*** Supplied material

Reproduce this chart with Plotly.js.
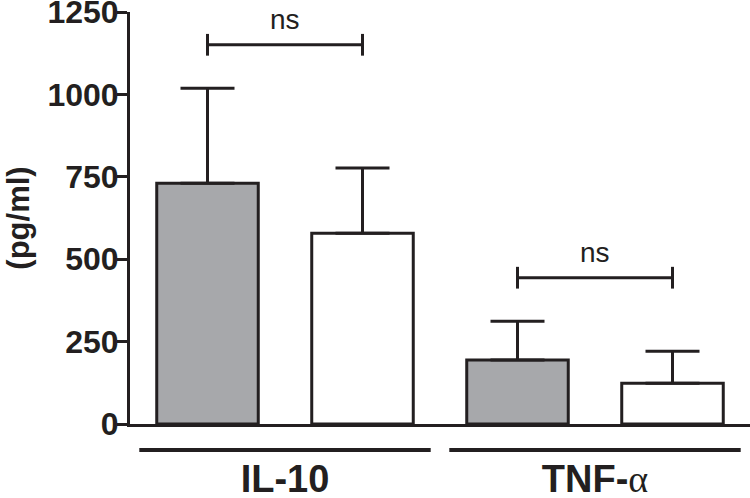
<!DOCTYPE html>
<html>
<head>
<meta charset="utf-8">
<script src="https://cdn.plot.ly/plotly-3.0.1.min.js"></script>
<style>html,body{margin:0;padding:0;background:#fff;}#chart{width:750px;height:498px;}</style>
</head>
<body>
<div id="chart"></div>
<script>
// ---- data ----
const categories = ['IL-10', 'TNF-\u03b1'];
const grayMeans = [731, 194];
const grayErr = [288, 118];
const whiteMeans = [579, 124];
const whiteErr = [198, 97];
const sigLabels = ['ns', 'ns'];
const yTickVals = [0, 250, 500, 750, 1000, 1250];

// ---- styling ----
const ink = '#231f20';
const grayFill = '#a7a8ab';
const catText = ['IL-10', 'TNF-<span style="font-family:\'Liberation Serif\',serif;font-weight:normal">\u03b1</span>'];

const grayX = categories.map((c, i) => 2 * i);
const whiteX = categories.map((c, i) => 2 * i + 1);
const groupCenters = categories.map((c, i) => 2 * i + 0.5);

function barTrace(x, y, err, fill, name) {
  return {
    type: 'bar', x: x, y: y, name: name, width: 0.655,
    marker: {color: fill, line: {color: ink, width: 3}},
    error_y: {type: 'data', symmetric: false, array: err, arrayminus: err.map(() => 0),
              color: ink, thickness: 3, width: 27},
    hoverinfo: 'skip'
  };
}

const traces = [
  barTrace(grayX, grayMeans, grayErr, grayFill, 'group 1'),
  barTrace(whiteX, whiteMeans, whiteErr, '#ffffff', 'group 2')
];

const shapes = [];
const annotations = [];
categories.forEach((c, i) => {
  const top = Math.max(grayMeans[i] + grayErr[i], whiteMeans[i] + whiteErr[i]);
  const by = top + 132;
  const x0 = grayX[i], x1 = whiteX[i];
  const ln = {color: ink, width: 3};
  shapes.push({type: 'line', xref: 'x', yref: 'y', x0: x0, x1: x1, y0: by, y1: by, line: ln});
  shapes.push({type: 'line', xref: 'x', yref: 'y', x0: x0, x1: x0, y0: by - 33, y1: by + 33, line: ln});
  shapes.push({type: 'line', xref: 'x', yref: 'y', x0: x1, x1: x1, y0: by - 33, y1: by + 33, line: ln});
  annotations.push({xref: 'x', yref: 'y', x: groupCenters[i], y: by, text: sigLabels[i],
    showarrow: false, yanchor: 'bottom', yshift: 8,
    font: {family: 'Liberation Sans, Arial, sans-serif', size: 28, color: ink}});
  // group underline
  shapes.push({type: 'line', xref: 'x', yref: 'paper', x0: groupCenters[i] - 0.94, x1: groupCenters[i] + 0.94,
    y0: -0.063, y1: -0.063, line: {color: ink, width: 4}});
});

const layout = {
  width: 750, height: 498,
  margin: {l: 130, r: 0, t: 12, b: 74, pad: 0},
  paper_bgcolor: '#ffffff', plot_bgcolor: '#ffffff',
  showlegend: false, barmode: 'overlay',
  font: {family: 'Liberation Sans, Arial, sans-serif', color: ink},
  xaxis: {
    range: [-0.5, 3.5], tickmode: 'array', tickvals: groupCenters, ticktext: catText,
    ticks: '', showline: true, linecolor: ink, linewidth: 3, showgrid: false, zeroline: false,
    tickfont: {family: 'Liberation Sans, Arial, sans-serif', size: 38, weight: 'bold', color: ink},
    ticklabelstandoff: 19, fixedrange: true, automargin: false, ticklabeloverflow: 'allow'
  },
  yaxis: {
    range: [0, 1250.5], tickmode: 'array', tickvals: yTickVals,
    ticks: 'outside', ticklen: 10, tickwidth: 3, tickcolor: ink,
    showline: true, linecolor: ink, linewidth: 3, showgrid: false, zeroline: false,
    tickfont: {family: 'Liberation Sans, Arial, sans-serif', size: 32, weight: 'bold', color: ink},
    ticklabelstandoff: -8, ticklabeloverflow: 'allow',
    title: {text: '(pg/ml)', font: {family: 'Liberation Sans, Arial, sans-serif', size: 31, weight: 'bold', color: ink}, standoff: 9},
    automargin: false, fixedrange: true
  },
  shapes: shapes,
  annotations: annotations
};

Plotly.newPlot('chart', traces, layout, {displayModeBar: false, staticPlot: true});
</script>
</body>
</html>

******

* **What is required**: Return the material line for line, from its beginning to the line that contains "const groupCenters = categories.map((c, i)", with the pictures left out.

* **Solution to the exercise**:
Reproduce this chart with Plotly.js.
<!DOCTYPE html>
<html>
<head>
<meta charset="utf-8">
<script src="https://cdn.plot.ly/plotly-3.0.1.min.js"></script>
<style>html,body{margin:0;padding:0;background:#fff;}#chart{width:750px;height:498px;}</style>
</head>
<body>
<div id="chart"></div>
<script>
// ---- data ----
const categories = ['IL-10', 'TNF-\u03b1'];
const grayMeans = [731, 194];
const grayErr = [288, 118];
const whiteMeans = [579, 124];
const whiteErr = [198, 97];
const sigLabels = ['ns', 'ns'];
const yTickVals = [0, 250, 500, 750, 1000, 1250];

// ---- styling ----
const ink = '#231f20';
const grayFill = '#a7a8ab';
const catText = ['IL-10', 'TNF-<span style="font-family:\'Liberation Serif\',serif;font-weight:normal">\u03b1</span>'];

const grayX = categories.map((c, i) => 2 * i);
const whiteX = categories.map((c, i) => 2 * i + 1);
const groupCenters = categories.map((c, i) => 2 * i + 0.5);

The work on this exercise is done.